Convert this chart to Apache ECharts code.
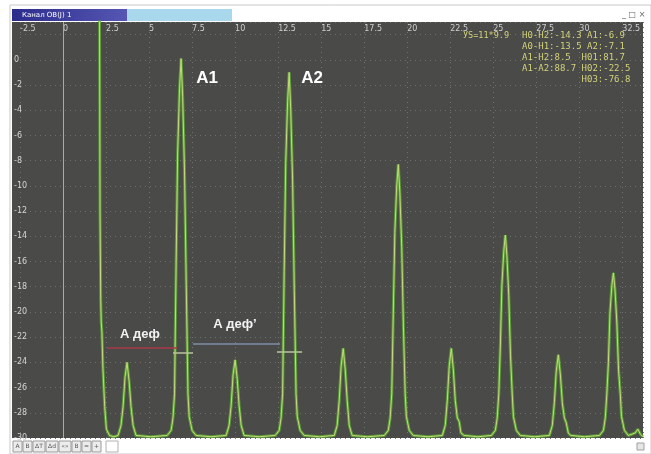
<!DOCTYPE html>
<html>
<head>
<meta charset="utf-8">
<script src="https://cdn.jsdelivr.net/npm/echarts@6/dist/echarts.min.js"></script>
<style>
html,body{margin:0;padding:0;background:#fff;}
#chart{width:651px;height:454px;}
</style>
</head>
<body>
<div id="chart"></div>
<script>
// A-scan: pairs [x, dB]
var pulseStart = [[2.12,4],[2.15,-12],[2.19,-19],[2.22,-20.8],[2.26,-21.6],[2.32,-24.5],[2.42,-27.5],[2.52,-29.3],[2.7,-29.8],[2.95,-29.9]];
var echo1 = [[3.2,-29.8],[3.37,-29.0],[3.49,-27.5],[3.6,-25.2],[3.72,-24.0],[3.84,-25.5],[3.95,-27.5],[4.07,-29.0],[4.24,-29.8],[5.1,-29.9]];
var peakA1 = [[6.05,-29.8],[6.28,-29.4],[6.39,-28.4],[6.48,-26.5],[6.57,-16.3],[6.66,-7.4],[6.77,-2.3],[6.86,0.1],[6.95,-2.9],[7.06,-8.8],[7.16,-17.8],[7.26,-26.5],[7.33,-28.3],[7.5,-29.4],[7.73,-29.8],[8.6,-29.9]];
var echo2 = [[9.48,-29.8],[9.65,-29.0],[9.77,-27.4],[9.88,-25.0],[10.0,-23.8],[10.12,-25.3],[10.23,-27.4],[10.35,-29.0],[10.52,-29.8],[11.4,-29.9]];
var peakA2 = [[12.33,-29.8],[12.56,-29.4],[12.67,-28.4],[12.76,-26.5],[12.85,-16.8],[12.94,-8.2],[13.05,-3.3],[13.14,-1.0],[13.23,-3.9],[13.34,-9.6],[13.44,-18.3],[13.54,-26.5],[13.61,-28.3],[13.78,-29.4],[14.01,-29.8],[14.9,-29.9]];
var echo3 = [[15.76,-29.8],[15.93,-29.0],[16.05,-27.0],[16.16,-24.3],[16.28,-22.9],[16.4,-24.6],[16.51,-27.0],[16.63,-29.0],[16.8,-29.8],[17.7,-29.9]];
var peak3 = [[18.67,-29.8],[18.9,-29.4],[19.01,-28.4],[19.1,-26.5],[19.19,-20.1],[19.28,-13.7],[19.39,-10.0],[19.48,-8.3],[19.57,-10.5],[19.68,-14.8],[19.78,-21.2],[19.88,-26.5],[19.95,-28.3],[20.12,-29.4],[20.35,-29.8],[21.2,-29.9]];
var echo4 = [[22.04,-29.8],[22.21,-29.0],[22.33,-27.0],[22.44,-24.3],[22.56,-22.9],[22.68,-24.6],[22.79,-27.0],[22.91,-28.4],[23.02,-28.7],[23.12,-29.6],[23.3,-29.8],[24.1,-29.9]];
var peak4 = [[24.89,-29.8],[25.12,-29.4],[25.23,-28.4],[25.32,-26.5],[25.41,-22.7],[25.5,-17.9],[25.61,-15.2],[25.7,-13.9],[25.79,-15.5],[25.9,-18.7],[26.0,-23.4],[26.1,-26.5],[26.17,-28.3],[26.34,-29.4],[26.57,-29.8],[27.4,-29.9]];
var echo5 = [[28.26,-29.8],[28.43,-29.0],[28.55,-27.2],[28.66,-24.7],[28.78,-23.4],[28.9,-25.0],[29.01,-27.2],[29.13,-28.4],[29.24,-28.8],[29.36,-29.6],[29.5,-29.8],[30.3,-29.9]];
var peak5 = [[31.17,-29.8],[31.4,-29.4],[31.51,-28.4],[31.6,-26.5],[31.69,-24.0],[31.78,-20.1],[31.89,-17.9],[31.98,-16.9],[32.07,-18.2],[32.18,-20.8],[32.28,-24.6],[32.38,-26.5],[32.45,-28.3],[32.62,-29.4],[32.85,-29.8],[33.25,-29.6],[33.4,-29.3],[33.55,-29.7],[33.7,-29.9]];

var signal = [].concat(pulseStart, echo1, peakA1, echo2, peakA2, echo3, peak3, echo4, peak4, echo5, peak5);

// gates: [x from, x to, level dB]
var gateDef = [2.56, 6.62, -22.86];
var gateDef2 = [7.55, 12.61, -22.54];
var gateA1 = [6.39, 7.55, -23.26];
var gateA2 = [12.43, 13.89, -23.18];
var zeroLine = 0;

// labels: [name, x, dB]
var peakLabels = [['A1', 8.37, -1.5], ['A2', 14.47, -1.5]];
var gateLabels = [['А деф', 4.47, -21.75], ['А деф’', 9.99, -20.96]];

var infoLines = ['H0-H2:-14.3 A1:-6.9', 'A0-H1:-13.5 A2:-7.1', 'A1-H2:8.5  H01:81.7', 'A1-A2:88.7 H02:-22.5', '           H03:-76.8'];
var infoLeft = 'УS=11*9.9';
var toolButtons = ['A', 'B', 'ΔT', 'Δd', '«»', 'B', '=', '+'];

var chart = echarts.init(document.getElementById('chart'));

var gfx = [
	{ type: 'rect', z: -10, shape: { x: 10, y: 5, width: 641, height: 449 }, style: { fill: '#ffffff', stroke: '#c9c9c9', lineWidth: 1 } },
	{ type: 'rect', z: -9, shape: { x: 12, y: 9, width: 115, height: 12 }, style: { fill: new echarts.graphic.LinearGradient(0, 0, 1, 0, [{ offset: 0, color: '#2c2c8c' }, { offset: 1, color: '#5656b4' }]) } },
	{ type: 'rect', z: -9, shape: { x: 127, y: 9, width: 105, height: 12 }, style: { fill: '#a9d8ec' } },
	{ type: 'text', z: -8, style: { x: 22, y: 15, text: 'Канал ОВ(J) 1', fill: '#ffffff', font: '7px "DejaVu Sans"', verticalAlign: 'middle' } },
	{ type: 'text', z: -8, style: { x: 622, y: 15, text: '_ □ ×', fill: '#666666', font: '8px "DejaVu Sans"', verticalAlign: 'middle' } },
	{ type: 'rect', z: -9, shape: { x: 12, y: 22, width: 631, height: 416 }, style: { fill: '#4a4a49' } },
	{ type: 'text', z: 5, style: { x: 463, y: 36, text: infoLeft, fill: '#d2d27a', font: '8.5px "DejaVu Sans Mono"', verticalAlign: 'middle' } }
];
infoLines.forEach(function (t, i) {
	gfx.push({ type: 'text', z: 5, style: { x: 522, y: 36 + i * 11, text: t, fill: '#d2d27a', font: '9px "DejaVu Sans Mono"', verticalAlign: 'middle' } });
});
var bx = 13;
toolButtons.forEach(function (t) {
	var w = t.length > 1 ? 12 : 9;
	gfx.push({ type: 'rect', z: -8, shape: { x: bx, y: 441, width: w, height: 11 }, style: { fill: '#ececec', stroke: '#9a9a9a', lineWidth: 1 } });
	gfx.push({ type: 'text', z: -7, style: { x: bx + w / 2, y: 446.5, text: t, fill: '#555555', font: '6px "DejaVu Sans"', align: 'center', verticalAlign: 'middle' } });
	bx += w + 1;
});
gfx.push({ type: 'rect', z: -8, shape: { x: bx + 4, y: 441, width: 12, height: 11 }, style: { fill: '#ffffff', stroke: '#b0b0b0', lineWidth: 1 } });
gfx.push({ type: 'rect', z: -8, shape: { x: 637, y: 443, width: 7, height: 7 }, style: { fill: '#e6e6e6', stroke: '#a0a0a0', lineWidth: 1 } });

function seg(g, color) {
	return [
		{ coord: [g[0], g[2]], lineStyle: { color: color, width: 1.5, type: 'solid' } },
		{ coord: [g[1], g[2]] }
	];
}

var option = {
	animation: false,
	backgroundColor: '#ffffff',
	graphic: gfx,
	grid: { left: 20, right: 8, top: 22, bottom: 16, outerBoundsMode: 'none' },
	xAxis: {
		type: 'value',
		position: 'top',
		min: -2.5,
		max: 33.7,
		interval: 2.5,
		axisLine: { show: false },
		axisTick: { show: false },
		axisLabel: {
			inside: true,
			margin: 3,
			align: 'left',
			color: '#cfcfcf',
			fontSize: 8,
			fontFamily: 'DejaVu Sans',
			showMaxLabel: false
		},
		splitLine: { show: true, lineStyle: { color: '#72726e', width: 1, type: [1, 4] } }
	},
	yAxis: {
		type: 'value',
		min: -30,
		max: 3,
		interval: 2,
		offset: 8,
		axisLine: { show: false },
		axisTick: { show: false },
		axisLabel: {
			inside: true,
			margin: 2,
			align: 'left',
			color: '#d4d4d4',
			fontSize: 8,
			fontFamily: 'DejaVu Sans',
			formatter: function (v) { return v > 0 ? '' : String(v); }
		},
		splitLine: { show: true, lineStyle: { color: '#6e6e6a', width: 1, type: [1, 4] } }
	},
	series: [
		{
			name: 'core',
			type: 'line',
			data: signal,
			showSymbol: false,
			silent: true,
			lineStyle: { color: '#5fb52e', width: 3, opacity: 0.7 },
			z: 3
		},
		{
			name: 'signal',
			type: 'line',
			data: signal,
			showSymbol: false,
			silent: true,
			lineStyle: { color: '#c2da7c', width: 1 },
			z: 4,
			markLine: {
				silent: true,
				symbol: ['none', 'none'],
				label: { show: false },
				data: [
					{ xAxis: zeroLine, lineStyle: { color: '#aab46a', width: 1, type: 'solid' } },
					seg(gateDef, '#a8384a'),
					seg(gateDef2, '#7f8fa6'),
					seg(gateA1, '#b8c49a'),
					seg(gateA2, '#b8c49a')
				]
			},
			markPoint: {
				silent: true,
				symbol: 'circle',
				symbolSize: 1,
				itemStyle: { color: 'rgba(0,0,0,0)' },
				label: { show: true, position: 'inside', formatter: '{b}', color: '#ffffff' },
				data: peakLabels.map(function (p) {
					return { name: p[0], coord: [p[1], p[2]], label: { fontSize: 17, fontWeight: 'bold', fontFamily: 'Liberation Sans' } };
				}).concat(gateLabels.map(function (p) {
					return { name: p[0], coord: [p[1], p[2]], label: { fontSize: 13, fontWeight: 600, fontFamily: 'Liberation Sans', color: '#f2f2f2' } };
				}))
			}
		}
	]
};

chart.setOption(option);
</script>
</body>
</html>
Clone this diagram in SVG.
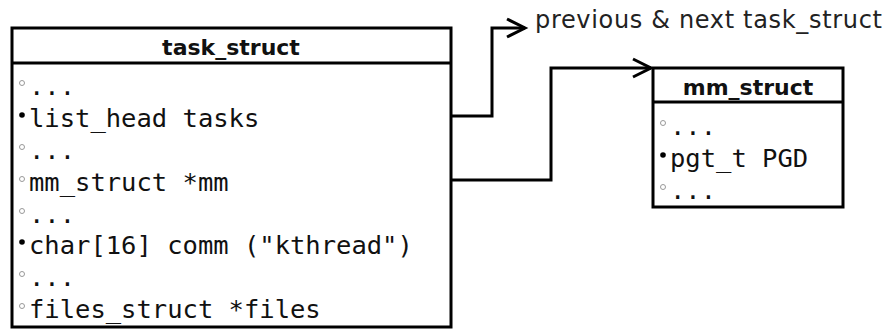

........

**DIRECTIVE**
Filter the records down to the lines that contain the string "this", and copy those lines.

**ANSWER TO THE EXERCISE**
Convert this chart to Apache ECharts code.
Clone this diagram in SVG.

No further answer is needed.